January is traditionally tricky and United are in an invidious position as they strive to comply with the Premier League's profitability and sustainability rules. They have recruited a left back for £25million and a raw defender from Arsenal for a compensation fee. Left back has been a problem position for United for 18 months and the average age of their defence needs to be brought down.
But their glaring problem is the lack of goals. Three forwards have left on loan this month and one is yet to come in. Regimes past and present have invested £108.5m on two strikers who seem to have gone on strike when it comes to scoring goals.
Jason Wilcox, the technical director, has gone from stockpiling academy players from Manchester City at Southampton to stockpiling academy players from Arsenal at United. He is at United on Berrada's recommendation, the two having been colleagues at City.
If Richard Arnold and John Murtough can arrange a satisfactory deadline-day deal for Sabitzer, then woe betide Berrada and Wilcox should they not sharpen a blunt attack.
It cannot be difficult to identify and sign a striker who is better than Hojlund and Zirkzee and available. Zirkzee has failed to score in 32 out of 35 United games. Hojlund has scored in five games out of 30.

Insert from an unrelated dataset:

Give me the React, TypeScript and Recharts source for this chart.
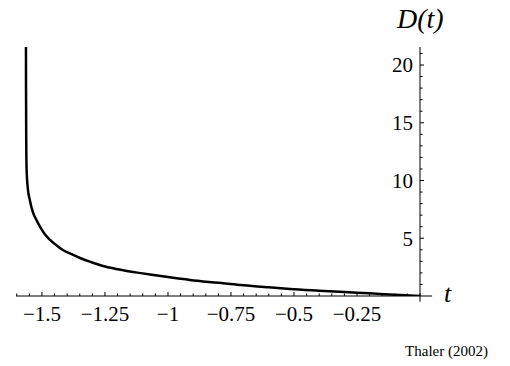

The financial realities are undermined by the arrival of Patrick Dorgu for a fee rising to £29m. United now have three left backs and there is a risk that Tyrell Malacia could be marooned at the club after two proposed loan moves collapsed.
Malacia's future is so non-existent at United that Elyh Harrison, a goalkeeper on loan at Chester last month, was named on the bench ahead of the Dutchman against Crystal Palace.
Back in August 2018, Woodward trumpeted Victor Lindelof amid United's refusal to sign a centre half. Lindelof is still at Old Trafford and still appearing on the teamsheet.
Jose Mourinho lobbied United to push the boat out for Boateng. Woodward vetoed an approach. United never signed that elusive centre back and had their worst defensive season in 40 years. Boateng went on to win the Champions League the following season.
Woodward had changed his mind from that giddy summer of 2015. "Our first German and what a German, he comes with phenomenal experience," he said after Schweinsteiger signed in 2015. "When people see Schweinsteiger on the teamsheet, that's gonna send some shivers down the spine."
Incidentally, Bayern have never signed a player from United.